Lihat juga karena vaksinlah yang menyelamatkan dunia dari wabah saat itu,
dengan izin Allah Ta’ala.
Dukung Imunisasi Polio Pemerintah
Kita tidak boleh memaksa, kita
hanya bisa mengarahkan. Sama dengan wabah cacar, maka polio juga menjadi
sasaran pemusnahan di muka bumi. Oleh karena itu, semua orang harus ikut serta
sehingga virus polio bisa musnah di muka bumi ini. Jika ada beberapa orang saja
yang masih membawa virus ini kemudian menyebar, maka program ini akan gagal. Di
Indonesia pemerintah mencanangkannya dengan “Indonesia Bebas Polio”. Mengingat
penyakit in sangat berbahaya dengan kemunculan gejala yang cepat.
Mungkin kita harus belajar dari
kasus yang terjadi di Belanda. Di sana, ada daerah-daerah yang karena faktor
religius, mereka menolak untuk divaksin, biasa disebut “Bible Belt”, mereka
tersebar di beberapa daerah di Belanda. Akibatnya, terjadi outbreak (wabah)
virus Measles antara tahun 1999-2000 dengan lebih dari 3000 kasus virus Measles
dan setelah diteliti ternyata terjadi di daerah-daerah yang didominasi oleh
orang-orang Bible Belt. Padahal kita tahu, sejak vaksin Measles berhasil
ditemukan tahun 1965-an [sekarang vaksin MMR (Measles, Mumps, Rubella)], kasus
Measles sudah hampir tidak ada lagi.
Maka ini menjadi pelajaran bagi
kita, ketika daya tahan tubuh kita tidak memiliki pertahanan tubuh spesifik
untuk virus tertentu, bisa jadi kita terjangkit virus tersebut dan
menularkannya kepada orang lain bahkan bisa jadi menjadi wabah. Karena bisa
jadi, untuk membangkitkan daya tahan spesifik terhadap serangan virus tertentu
yang berbahaya, sistem imunitas kita kalah cepat dengan serangan virusnya,
sehingga bisa barakibat fatal. Dan inilah yang sebenarnya bisa dicegah dengan
imunisasi.

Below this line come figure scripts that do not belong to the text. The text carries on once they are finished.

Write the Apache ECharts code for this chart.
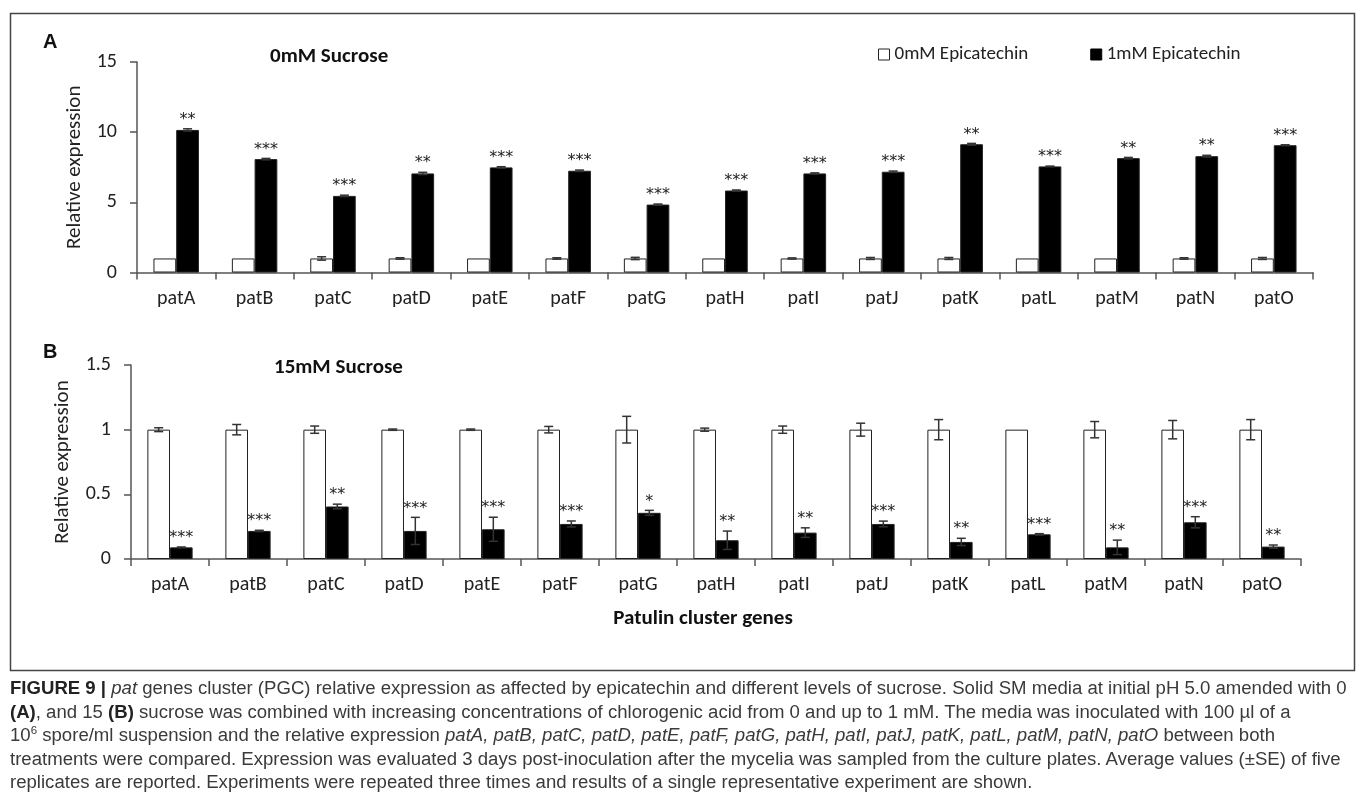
<!DOCTYPE html>
<html>
<head>
<meta charset="utf-8">
<script src="https://cdn.jsdelivr.net/npm/echarts@6/dist/echarts.min.js"></script>
<style>
  html, body { margin: 0; padding: 0; background: #fff; }
  #chart { position: absolute; left: 0; top: 0; width: 1358px; height: 796px; }
  #caption {
    position: absolute; left: 10px; top: 676px;
    font-family: "Liberation Sans", Arial, sans-serif;
    font-size: 16px; line-height: 23.5px; color: #3a3a3a;
  }
  #caption .ln { white-space: nowrap; display: block; }
  #caption .ln span.w { display: inline-block; }
  #caption b { color: #222; }
</style>
</head>
<body>
<div id="chart"></div>
<div id="caption">
  <div class="ln"><span class="w" id="firstLine"><b>FIGURE 9 |</b> <i>pat</i> genes cluster (PGC) relative expression as affected by epicatechin and different levels of sucrose. Solid SM media at initial pH 5.0 amended with 0</span></div>
  <div class="ln"><span class="w"><b>(A)</b>, and 15 <b>(B)</b> sucrose was combined with increasing concentrations of chlorogenic acid from 0 and up to 1 mM. The media was inoculated with 100 µl of a</span></div>
  <div class="ln"><span class="w">10<sup style="font-size:0.62em;line-height:0">6</sup> spore/ml suspension and the relative expression <i>patA, patB, patC, patD, patE, patF, patG, patH, patI, patJ, patK, patL, patM, patN, patO</i> between both</span></div>
  <div class="ln"><span class="w">treatments were compared. Expression was evaluated 3 days post-inoculation after the mycelia was sampled from the culture plates. Average values (±SE) of five</span></div>
  <div class="ln"><span class="w">replicates are reported. Experiments were repeated three times and results of a single representative experiment are shown.</span></div>
</div>
<script>
// Genes of the patulin cluster
const genes = ['patA', 'patB', 'patC', 'patD', 'patE', 'patF', 'patG', 'patH', 'patI', 'patJ', 'patK', 'patL', 'patM', 'patN', 'patO'];
const seriesNames = ['0mM Epicatechin', '1mM Epicatechin'];

// Panel A: 0mM sucrose
const ctrlA    = [1, 1, 1, 1, 1, 1, 1, 1, 1, 1, 1, 1, 1, 1, 1];
const ctrlAErr = [0, 0, 0.12, 0.05, 0, 0.05, 0.08, 0, 0.04, 0.07, 0.07, 0, 0, 0.05, 0.07];
const epiA     = [10.16, 8.08, 5.46, 7.06, 7.49, 7.25, 4.84, 5.84, 7.06, 7.18, 9.14, 7.56, 8.15, 8.29, 9.07];
const epiAErr  = [0.08, 0.05, 0.05, 0.08, 0.05, 0.05, 0.04, 0.04, 0.04, 0.05, 0.06, 0.02, 0.05, 0.06, 0.03];
const starsA   = ['**', '***', '***', '**', '***', '***', '***', '***', '***', '***', '**', '***', '**', '**', '***'];

// Panel B: 15mM sucrose
const ctrlB    = [1, 1, 1, 1, 1, 1, 1, 1, 1, 1, 1, 1, 1, 1, 1];
const ctrlBErr = [0.015, 0.04, 0.028, 0.005, 0.005, 0.025, 0.103, 0.012, 0.028, 0.05, 0.078, 0, 0.063, 0.071, 0.078];
const epiB     = [0.09, 0.217, 0.406, 0.217, 0.23, 0.271, 0.357, 0.145, 0.204, 0.271, 0.132, 0.191, 0.09, 0.284, 0.096];
const epiBErr  = [0.003, 0.005, 0.018, 0.105, 0.093, 0.023, 0.019, 0.071, 0.037, 0.022, 0.028, 0.005, 0.056, 0.043, 0.012];
const starsB   = ['***', '***', '**', '***', '***', '***', '*', '**', '**', '***', '**', '***', '**', '***', '**'];

// Value axis ranges
const axisA = { max: 15, interval: 5 };
const axisB = { max: 1.5, interval: 0.5 };

const FONT = 'Carlito, Lato, sans-serif';
const STAR_FONT = '16px "DejaVu Sans", sans-serif';
const BAR_FRAC = 0.29;      // each bar's share of a category band
const INK = '#222';
const AXIS = '#555';

// Fit the caption's first line to the frame width
(function fitCaption() {
  const cap = document.getElementById('caption');
  const w = document.getElementById('firstLine').getBoundingClientRect().width;
  if (w > 0) cap.style.fontSize = (16 * 1337 / w).toFixed(2) + 'px';
})();

function errorData(ctrl, ctrlErr, epi, epiErr) {
  const out = [];
  genes.forEach((g, i) => {
    out.push([i, ctrl[i], ctrlErr[i], 0]);
    out.push([i, epi[i], epiErr[i], 1]);
  });
  return out;
}

// Error bars (±SE) plus significance stars over the treated bar
function makeRenderItem(stars) {
  return function (params, api) {
    const i = api.value(0), m = api.value(1), se = api.value(2), grp = api.value(3);
    const band = api.size([1, 0])[0];
    const bw = band * BAR_FRAC;
    const c = api.coord([i, m]);
    const x = c[0] + (grp === 0 ? -bw / 2 : bw / 2);
    const yTop = api.coord([i, m + se])[1];
    const yBot = api.coord([i, m - se])[1];
    const cap = 4.5;
    const style = { stroke: '#333', lineWidth: 1.5 };
    const children = [];
    if (se > 0) {
      children.push({ type: 'line', shape: { x1: x, y1: yTop, x2: x, y2: yBot }, style });
      children.push({ type: 'line', shape: { x1: x - cap, y1: yTop, x2: x + cap, y2: yTop }, style });
      children.push({ type: 'line', shape: { x1: x - cap, y1: yBot, x2: x + cap, y2: yBot }, style });
    }
    if (grp === 1) {
      children.push({
        type: 'text',
        style: {
          text: stars[i], x: x, y: yTop - 1,
          align: 'center', verticalAlign: 'bottom',
          font: STAR_FONT, fill: INK
        }
      });
    }
    return { type: 'group', children };
  };
}

function xAxisCfg(gridIndex) {
  return {
    type: 'category', gridIndex, data: genes,
    axisLine: { lineStyle: { color: AXIS, width: 1.5 } },
    axisTick: { show: true, length: 7, lineStyle: { color: AXIS, width: 1.5 } },
    axisLabel: { color: INK, fontFamily: FONT, fontSize: 20, margin: 16 },
    splitLine: { show: false }
  };
}

function yAxisCfg(gridIndex, rng, gap) {
  return {
    type: 'value', gridIndex, min: 0, max: rng.max, interval: rng.interval,
    name: 'Relative expression', nameLocation: 'middle', nameGap: gap,
    nameTextStyle: { color: INK, fontFamily: FONT, fontSize: 21 },
    axisLine: { show: true, lineStyle: { color: AXIS, width: 1.5 } },
    axisTick: { show: true, length: 7, lineStyle: { color: AXIS, width: 1.5 } },
    axisLabel: { color: INK, fontFamily: FONT, fontSize: 20, margin: 20 },
    splitLine: { show: false }
  };
}

function barSeries(name, data, xi, color) {
  return {
    name, type: 'bar', xAxisIndex: xi, yAxisIndex: xi, data,
    barWidth: (BAR_FRAC * 100) + '%', barGap: '0%',
    itemStyle: { color, borderColor: '#222', borderWidth: 1 },
    emphasis: { disabled: true }, animation: false
  };
}

const boldTitle = (size) => ({ fontFamily: FONT, fontWeight: 'bold', fontSize: size, color: '#111' });
const panelLetter = { fontFamily: 'Liberation Sans, Arial, sans-serif', fontWeight: 'bold', fontSize: 20, color: '#111' };

const chart = echarts.init(document.getElementById('chart'), null, { renderer: 'canvas' });
chart.setOption({
  animation: false,
  backgroundColor: '#fff',
  grid: [
    { left: 137, right: 45, top: 62, height: 210.5 },
    { left: 131, right: 57, top: 365, height: 194 }
  ],
  xAxis: [xAxisCfg(0), xAxisCfg(1)],
  yAxis: [yAxisCfg(0, axisA, 52), yAxisCfg(1, axisB, 58)],
  legend: {
    data: [
      { name: seriesNames[0], itemStyle: { color: '#fff', borderColor: '#222', borderWidth: 1 } },
      { name: seriesNames[1], itemStyle: { color: '#000', borderColor: '#000', borderWidth: 1 } }
    ],
    left: 873, top: 40, icon: 'rect', itemWidth: 11, itemHeight: 11, itemGap: 62,
    selectedMode: false,
    textStyle: { color: INK, fontFamily: FONT, fontSize: 19 }
  },
  title: [
    { text: 'A', left: 38, top: 27, textStyle: panelLetter },
    { text: 'B', left: 38, top: 337, textStyle: panelLetter },
    { text: '0mM Sucrose', left: 265, top: 41, textStyle: boldTitle(21) },
    { text: '15mM Sucrose', left: 269, top: 352, textStyle: boldTitle(21) },
    { text: 'Patulin cluster genes', left: 698, textAlign: 'center', top: 603, textStyle: boldTitle(21) }
  ],
  graphic: [
    { type: 'rect', left: 8, top: 11, shape: { x: 0, y: 0, width: 1344, height: 657 },
      style: { fill: 'none', stroke: '#444', lineWidth: 1.5 }, silent: true }
  ],
  series: [
    barSeries(seriesNames[0], ctrlA, 0, '#fff'),
    barSeries(seriesNames[1], epiA, 0, '#000'),
    {
      type: 'custom', xAxisIndex: 0, yAxisIndex: 0, clip: false, silent: true,
      renderItem: makeRenderItem(starsA),
      data: errorData(ctrlA, ctrlAErr, epiA, epiAErr), z: 5
    },
    barSeries(seriesNames[0], ctrlB, 1, '#fff'),
    barSeries(seriesNames[1], epiB, 1, '#000'),
    {
      type: 'custom', xAxisIndex: 1, yAxisIndex: 1, clip: false, silent: true,
      renderItem: makeRenderItem(starsB),
      data: errorData(ctrlB, ctrlBErr, epiB, epiBErr), z: 5
    }
  ]
});
</script>
</body>
</html>
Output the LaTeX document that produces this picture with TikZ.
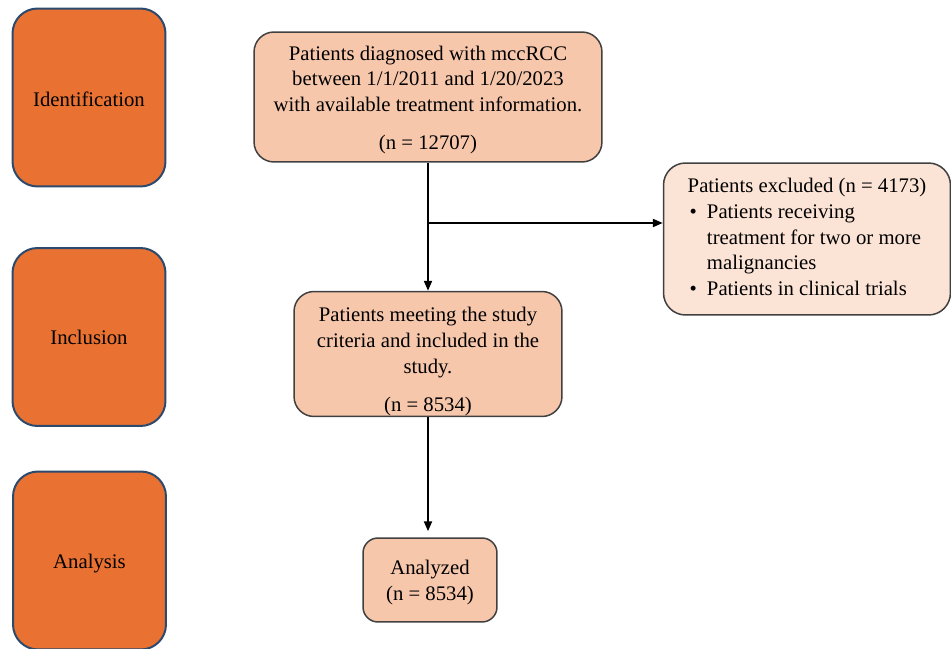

Itulah mengapa pemerintah sangat ingin agar imunisasi bisa mencakup
hampir 100% anak, agar setiap orang mempunyai daya tahan tubuh spesifik
terhadap virus tersebut. [dua paragraf di atas adalah tambahan dari editor, Jazahumullahu
khair atas tambahan ilmunya]
Keberhasilan teori dimana teori
tersebut menjadi dasar teori imunisasi
Imunisasi dibangun di atas teori
sistem imunitas (sistem pertahanan tubuh) dengan istilah-itilah yang mungkin
pernah didengar seperti antibodi, immunoglubulin, sel-B, sel-T, antigen,
dan lain-lain. Teori inilah yang melandasi ilmu kedokteran barat yang saat ini
digunakan oleh sebagian besar masyarakat dunia. Dan sudah terbukti.
Bagaimanakah sebuah obat penekan
sistem imunitas bekerja seperti kortikosteroid, bagaimana obat-obat yang mampu
meningkatkan sistem imun. Bahkan habbatussauda pun diteliti dan sudah ada
jurnal kedoktean resmi yang menyatakan bahwa habbatussauda dapat meningkatkan
sistem imun. Semua dibangun di atas teori ini. Dan masih banyak lagi, misalnya
vaksin bisa ular. Bagaimana seorang yang digigit ular berbisa kemudian
bisa selamat dengan perantaraan vaksin ini. Vaksin tetanus, rabies, dan
lain-lainnya
Demikian yang dapat saya jabarkan, saya
tidak memaksa harus mendukung imunisasi. Tetapi silahkan para pembaca yang
menilai sendiri. Yang terpenting adalah saya telah menyampaikan cara menyikapi
pro dan kontra imunisasi. Saya juga tetap berkeyakinan bahwa pengobatan
nabawi adalah yang terbaik, seperti madu, habbatussauda, dan lain-lain.
Sehingga jangan ditinggalkan hanya karena sudah diimunisasi.
Semoga bermanfaat bagi kaum
muslimin. Saya terbuka untuk berdiskusi karena belum tentu saya yang benar.
Kebenaran hanya milik Allah Ta’ala semata.